Gwen Ifill has been moderating political debates and televised discussions for over thirty years. She does this. And clearly, gives not a damn about holding back or being nice.
This fact proved itself true at the Democratic presidential debate on Thursday in Milwaukee, WI between Senator Bernie Sanders and Hillary Clinton.
Instead of asking them questions aimed at people of color, which we know is a sensitive subject for these two, she flipped the script. “Let me turn this on its head, because when we talk about race in this country, we always talk about African-Americans, people of color,” Ifill said mid-debate. “I want to talk about White people, OK?”
Adding, “By the middle of this century, the nation is going to be majority non-white. Our public schools are already there.”
“If working-class white Americans are about to be outnumbered, are already underemployed in many cases, and one study found they are dying sooner, don’t they have a reason to be resentful?”
Let’s pause for the cause real quick and consider this: Ever wonder why Donald Trump is doing so well in polls after habitually offending people of color with outlandish, wildly offensive and derogatory statements?

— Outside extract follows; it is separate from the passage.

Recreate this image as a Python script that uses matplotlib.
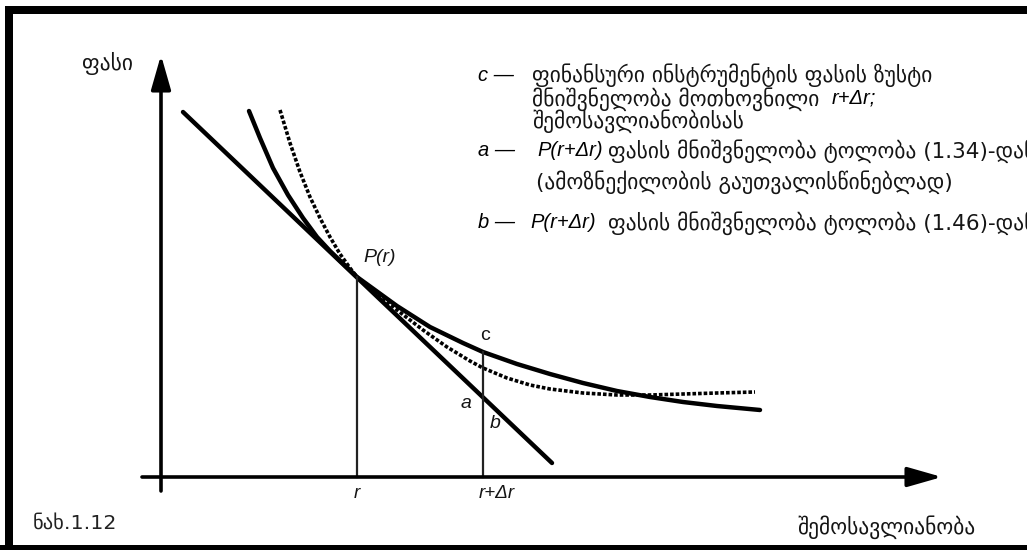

Resentful White America may be the answer.
And as left field as Ifill’s question seemed, it was actually one of the most pointed questions we’ve heard all campaign season long.
Of course the candidates failed to directly answer the question and be trill about scared White voters who support racially biased policies. “I’m going to do everything I can to address distressed communities, whether they are communities of color, whether they are white communities, whether they are in any part of our country,” Clinton said.
But what we walked away with is so much more important than anything Sanders or Clinton could have said. What we now can talk about, unabashedly, is the changing landscape of this country and who’s woke to the upset.